One who, by extreme and outrageous conduct and without privilege, causes severe emotional distress to another is subject to liability for such emotional distress, even though no bodily harm may result. However, in order for a plaintiff to prevail in a case for liability under this tort, four elements must be established. It must be shown (1) that the actor intended to inflict emotional distress or that he knew or should have known that emotional distress was the likely result of his conduct, . . ., (2) that the conduct was "extreme and outrageous", was "beyond all possible bounds of decency" and was "utterly intolerable in a civilized community", . . ., (3) that the actions of the defendant were the cause of the plaintiff's distress, . . ., and (4) that the emotional distress sustained by the plaintiff was "severe" and of a nature "that no reasonable man could be expected to endure it."

Restatement (Second) of Torts § 46 (1965) and decisions from several states are cited in that decision in support of the above rule.

*95 We approve the above rule as proper and reasonable, and appellant should have been permitted to fully develop her case.
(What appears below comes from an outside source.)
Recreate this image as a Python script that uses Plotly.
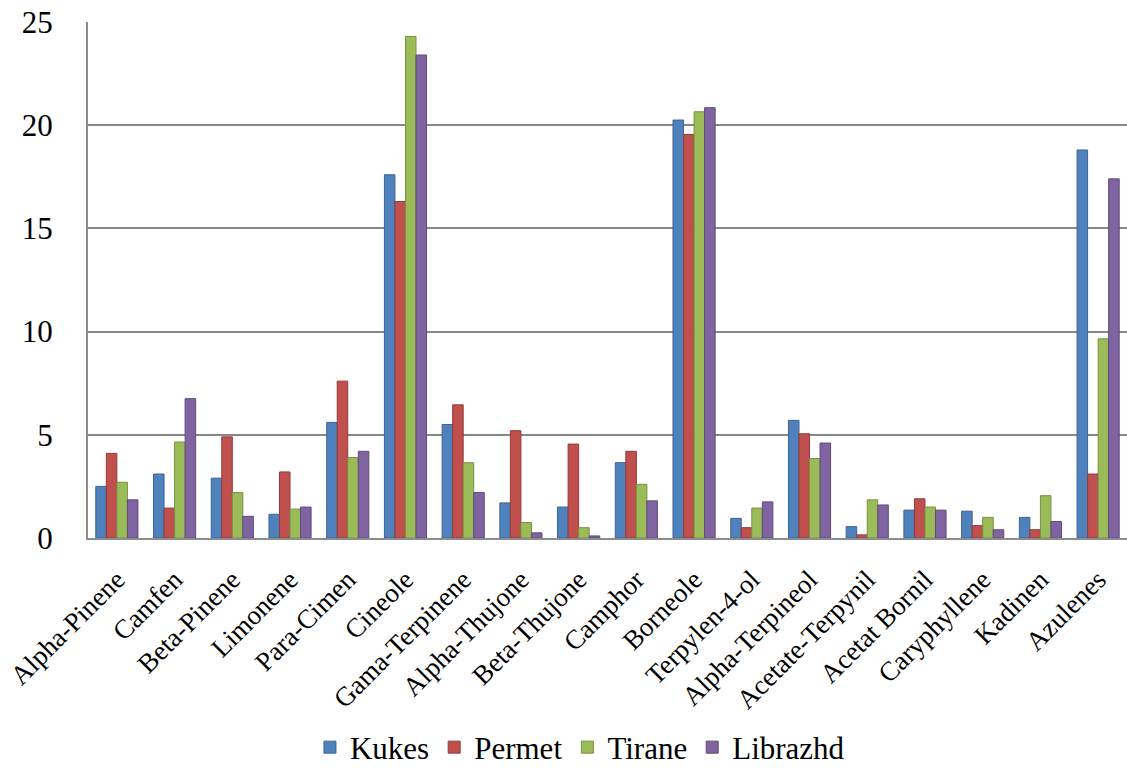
import plotly.graph_objects as go

categories = ["Alpha-Pinene", "Camfen", "Beta-Pinene", "Limonene", "Para-Cimen", "Cineole",
              "Gama-Terpinene", "Alpha-Thujone", "Beta-Thujone", "Camphor", "Borneole",
              "Terpylen-4-ol", "Alpha-Terpineol", "Acetate-Terpynil", "Acetat Bornil",
              "Caryphyllene", "Kadinen", "Azulenes"]

kukes = [2.5, 3.1, 2.9, 1.15, 5.6, 17.6, 5.5, 1.7, 1.5, 3.65, 20.25, 0.95, 5.7, 0.55, 1.35, 1.3, 1.0, 18.8]
permet = [4.1, 1.45, 4.9, 3.2, 7.6, 16.3, 6.45, 5.2, 4.55, 4.2, 19.55, 0.5, 5.05, 0.15, 1.9, 0.6, 0.4, 3.1]
tirane = [2.7, 4.65, 2.2, 1.4, 3.9, 24.3, 3.65, 0.75, 0.5, 2.6, 20.65, 1.45, 3.85, 1.85, 1.5, 1.0, 2.05, 9.65]
librazhd = [1.85, 6.75, 1.05, 1.5, 4.2, 23.4, 2.2, 0.25, 0.1, 1.8, 20.85, 1.75, 4.6, 1.6, 1.35, 0.4, 0.8, 17.4]

series = [("Kukes", kukes, "#4F81BD", "#3A6595"),
          ("Permet", permet, "#C0504D", "#933B39"),
          ("Tirane", tirane, "#9BBB59", "#78923F"),
          ("Librazhd", librazhd, "#8064A2", "#5F4A7A")]

y_ticks = [0, 5, 10, 15, 20, 25]

FONT = "Liberation Serif"

fig = go.Figure()
for name, vals, col, edge in series:
    fig.add_trace(go.Bar(name=name, x=categories, y=vals,
                         marker=dict(color=col, line=dict(color=edge, width=1))))

fig.update_layout(
    width=1127, height=775,
    barmode="group", bargap=0.27, bargroupgap=0.0,
    plot_bgcolor="white", paper_bgcolor="white",
    margin=dict(l=88, r=0, t=22, b=228),
    font=dict(family=FONT, color="black", size=27),
    showlegend=True,
    legend=dict(orientation="h", x=0.4735, xanchor="center", y=-0.406, yanchor="middle",
                font=dict(family=FONT, color="black", size=31), traceorder="normal",
                itemwidth=30),
    xaxis=dict(showgrid=False, showline=True, linecolor="#8C8C8C", linewidth=2,
               tickangle=-45, tickfont=dict(family=FONT, color="black", size=27),
               ticks="", ticklabelstandoff=13),
    yaxis=dict(range=[0, 25], tickvals=y_ticks, ticktext=[str(v) for v in y_ticks],
               showgrid=True, gridcolor="#878787",
               gridwidth=2, showline=True, linecolor="#8C8C8C", linewidth=2,
               tickfont=dict(family=FONT, color="black", size=31), ticks="",
               ticklabelstandoff=27, zeroline=False),
)

fig.write_html("out.html")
Summary judgment should not have been granted, There were material factual issues in dispute, and even if there had been no material dispute as to facts where the facts permit inconsistent hypotheses to reasonably be drawn and reasonable men might differ, then a motion for summary judgment is not proper. Deltic Farm & Timber Co. v. Manning, Adm'x, 239 Ark. 264, 389 S.W.2d 435 (1965).

The pleadings show a justiciable issue and it was the duty of the court to view the evidence in the discovery depositions in the light most favorable to the appellant in considering the motion for summary judgment. Jones v. Halliburton Co., 240 Ark. 919, 403 S.W.2d 51 (1966).

Reversed and remanded.

PENIX, J., dissents.

PENIX, Judge, dissenting.

I would affirm the granting of the summary judgment by the trial court. I find there to be no material issue of fact.

It is basic in tort law that a plaintiff must prove 1) a duty owed 2) a breach of that duty and 3) damages proximately caused by that breach. Jonesboro Coca-Cola Bottling Co. v. Young, 198 Ark. 1032, 132 S.W.2d 382 (1939).

Even if we adopt the rule outlined in Agis v. Howard Johnson Co., 371 Mass. 140, 355 N.E.2d 315 (1976) and make it applicable in Arkansas, the plaintiff's case could not standshe has suffered no damages. The tort of wrongful discharge, a new cause of action, is nevertheless a tort and must meet the tort test.

Does an employer owe an employee the duty not to fire? In our system of free enterprise does an employee have an automatic intrinsic interest in his or her particular job? All of the actions taken by the employer were agreed to by the employee at time of employment. No one enjoys losing her job, but an employer is not required to retain an unsatisfactory employee, nor is the employer responsible for hurt feelings because of the discharge which was within the employer's right. The employer owed appellant no duty to retain, therefore, how can we say the employer is responsible for the appellant's unhappiness following such discharge.

Where no right has been violated there is no injury for which the law affords compensation. McCoy v. Board of Directors of Plum Bayou Levee District, 95 Ark. 345, 129 S.W. 1097 (1910).

The manner of the discharge may be subject to dispute. This, however, does not require a reversal, for the appellant's testimony reflects no damage nor injury.

Q. Did Jan Highlander ever accuse you of stealing? A. No, she didn't. Q. According to you you don't have any information, MBM or Coleman's or anybody said anything to you about you being suspicioned of taking anything or participating in taking anything as far as you know nobody said anything like that to the unemployment people? A. Not that I know of. Q. . I want to know to your knowledge has anybody at Coleman's ever told anybody else that you had either taken, stolen or participated in stealing or misappropriation of anything? A. Not that I know of. I don't know if I understood that question or not.

The trial judge considered the depositions filed, the arguments of counsel and the applicable law and granted a summary judgment for the appellee. I would affirm the judgment. Therefore, I respectfully dissent.